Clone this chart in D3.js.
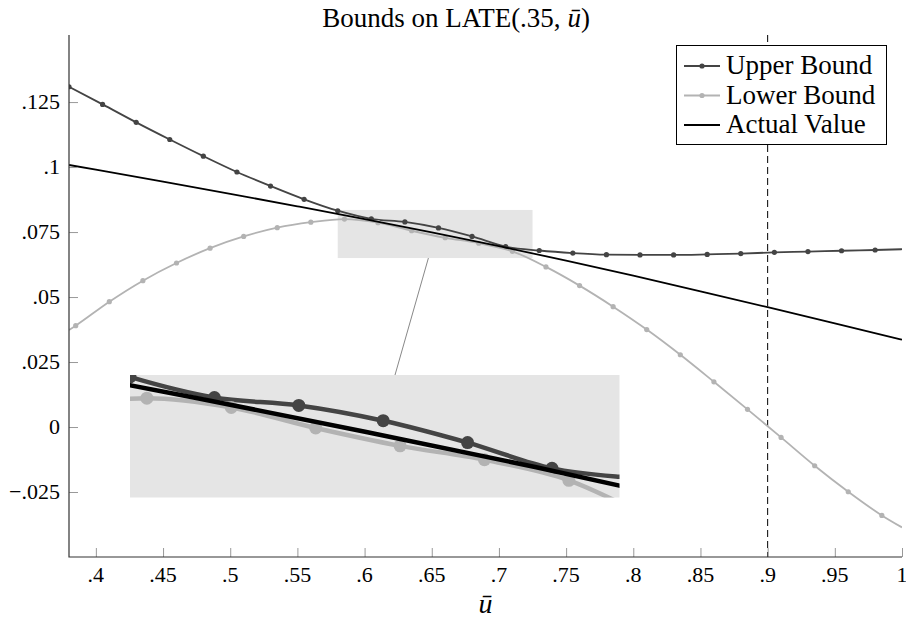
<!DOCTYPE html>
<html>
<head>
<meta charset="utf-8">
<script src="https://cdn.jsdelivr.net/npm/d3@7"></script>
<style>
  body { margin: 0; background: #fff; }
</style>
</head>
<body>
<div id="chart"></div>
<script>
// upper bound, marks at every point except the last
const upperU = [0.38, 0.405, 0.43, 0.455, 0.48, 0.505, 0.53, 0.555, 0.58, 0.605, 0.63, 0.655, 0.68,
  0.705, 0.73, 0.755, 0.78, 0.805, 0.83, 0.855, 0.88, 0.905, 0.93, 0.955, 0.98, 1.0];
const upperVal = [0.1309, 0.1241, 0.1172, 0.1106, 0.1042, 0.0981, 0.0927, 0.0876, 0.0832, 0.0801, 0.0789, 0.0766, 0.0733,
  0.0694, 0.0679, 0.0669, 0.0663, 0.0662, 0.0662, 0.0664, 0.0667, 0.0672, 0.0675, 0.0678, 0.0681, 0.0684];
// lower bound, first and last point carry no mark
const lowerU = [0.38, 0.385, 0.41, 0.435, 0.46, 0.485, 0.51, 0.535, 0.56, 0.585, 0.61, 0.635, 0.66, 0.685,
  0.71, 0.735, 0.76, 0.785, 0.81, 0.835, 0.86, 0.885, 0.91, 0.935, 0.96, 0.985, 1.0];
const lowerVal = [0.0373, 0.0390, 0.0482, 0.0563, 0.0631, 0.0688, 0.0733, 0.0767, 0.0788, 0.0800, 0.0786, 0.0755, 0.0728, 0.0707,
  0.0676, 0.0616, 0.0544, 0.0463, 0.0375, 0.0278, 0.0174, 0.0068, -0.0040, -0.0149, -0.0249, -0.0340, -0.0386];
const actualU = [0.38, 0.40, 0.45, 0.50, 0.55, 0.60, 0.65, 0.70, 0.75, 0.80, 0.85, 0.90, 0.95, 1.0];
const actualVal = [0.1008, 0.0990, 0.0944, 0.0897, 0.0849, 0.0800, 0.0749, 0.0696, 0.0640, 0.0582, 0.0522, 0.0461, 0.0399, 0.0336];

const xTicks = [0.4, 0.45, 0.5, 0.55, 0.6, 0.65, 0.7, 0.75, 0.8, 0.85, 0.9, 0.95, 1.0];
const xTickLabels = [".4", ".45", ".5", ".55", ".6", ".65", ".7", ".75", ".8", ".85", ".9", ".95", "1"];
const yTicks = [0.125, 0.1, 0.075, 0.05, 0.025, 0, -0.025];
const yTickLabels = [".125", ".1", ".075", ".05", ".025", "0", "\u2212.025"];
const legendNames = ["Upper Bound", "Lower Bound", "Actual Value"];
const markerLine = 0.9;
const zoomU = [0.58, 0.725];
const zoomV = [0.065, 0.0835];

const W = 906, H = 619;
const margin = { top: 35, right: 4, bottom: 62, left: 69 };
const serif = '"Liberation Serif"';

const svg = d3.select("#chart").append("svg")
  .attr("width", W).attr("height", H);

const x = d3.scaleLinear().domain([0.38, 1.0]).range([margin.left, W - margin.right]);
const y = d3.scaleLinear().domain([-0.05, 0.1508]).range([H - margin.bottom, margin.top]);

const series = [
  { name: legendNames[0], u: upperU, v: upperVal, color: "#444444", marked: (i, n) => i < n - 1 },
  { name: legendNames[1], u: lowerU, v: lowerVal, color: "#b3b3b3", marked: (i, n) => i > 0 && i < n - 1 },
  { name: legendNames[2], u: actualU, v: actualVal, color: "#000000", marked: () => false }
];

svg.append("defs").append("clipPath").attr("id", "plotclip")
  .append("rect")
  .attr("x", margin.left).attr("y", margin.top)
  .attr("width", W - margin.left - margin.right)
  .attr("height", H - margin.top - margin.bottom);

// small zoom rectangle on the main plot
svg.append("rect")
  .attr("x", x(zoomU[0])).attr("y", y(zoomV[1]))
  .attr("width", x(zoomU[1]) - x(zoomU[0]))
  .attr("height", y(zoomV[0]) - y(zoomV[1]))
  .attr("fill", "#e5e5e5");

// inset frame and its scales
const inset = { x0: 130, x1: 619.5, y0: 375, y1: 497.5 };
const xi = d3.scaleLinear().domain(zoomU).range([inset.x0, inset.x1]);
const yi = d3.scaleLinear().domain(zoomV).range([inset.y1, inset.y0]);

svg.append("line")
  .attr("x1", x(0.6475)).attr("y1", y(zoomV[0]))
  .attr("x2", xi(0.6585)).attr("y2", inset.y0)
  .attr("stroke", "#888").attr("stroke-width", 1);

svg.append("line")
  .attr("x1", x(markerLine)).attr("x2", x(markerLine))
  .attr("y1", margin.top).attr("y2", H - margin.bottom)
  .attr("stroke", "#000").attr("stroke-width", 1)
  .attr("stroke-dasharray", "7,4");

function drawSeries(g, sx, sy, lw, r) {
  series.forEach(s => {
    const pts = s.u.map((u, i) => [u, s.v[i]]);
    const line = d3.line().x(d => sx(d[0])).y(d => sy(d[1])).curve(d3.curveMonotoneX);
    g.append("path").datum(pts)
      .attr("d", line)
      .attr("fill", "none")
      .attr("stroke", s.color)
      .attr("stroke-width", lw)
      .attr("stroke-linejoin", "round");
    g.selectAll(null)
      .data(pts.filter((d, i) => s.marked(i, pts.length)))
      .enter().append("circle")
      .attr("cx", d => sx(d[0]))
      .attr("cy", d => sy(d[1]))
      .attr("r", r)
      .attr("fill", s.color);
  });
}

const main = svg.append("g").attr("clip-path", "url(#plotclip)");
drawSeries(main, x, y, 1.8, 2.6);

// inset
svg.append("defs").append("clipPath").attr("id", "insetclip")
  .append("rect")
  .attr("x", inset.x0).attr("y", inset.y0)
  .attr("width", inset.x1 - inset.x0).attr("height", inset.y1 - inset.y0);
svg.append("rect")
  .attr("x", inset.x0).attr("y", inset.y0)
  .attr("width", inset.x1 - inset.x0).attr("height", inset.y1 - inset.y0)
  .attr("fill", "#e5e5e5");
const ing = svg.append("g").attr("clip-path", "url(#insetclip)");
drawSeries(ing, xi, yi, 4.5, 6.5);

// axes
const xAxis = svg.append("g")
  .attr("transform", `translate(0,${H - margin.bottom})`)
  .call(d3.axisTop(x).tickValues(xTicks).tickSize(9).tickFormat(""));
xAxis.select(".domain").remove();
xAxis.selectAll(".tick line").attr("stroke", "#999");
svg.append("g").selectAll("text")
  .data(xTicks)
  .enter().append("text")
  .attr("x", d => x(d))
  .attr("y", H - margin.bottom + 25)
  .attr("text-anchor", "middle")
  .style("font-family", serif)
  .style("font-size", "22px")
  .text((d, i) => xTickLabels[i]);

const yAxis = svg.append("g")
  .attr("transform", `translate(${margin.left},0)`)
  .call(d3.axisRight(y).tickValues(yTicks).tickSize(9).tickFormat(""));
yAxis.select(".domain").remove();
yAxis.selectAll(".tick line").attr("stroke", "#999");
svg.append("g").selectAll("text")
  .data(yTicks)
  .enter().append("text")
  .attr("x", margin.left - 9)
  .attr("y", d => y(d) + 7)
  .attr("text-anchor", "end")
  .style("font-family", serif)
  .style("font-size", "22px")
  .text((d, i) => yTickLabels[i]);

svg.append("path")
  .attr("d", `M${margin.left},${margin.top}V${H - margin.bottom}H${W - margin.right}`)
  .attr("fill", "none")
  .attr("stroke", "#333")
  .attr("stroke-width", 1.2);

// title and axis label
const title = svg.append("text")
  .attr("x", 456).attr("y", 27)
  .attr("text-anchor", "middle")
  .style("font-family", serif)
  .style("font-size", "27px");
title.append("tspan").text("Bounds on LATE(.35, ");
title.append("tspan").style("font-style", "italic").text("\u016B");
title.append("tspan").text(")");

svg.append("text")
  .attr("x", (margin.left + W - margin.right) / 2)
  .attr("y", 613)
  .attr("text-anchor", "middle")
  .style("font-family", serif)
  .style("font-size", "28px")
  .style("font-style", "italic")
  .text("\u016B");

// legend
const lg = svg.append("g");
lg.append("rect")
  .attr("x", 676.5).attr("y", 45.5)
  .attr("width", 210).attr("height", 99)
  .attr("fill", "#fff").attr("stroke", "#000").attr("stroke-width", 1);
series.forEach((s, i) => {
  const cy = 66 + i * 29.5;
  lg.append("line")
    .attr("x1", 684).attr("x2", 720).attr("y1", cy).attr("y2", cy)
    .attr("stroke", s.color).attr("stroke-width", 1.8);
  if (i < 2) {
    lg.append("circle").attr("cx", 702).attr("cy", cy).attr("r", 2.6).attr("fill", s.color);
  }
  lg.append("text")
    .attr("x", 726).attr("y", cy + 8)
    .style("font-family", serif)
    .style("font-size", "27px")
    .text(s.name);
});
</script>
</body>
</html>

○ ○ ○ ○ ○ ○ ○

> What needs to be done
Collect, from the material above, every line containing the word "chart".

> Output below
Clone this chart in D3.js.
<div id="chart"></div>
const svg = d3.select("#chart").append("svg")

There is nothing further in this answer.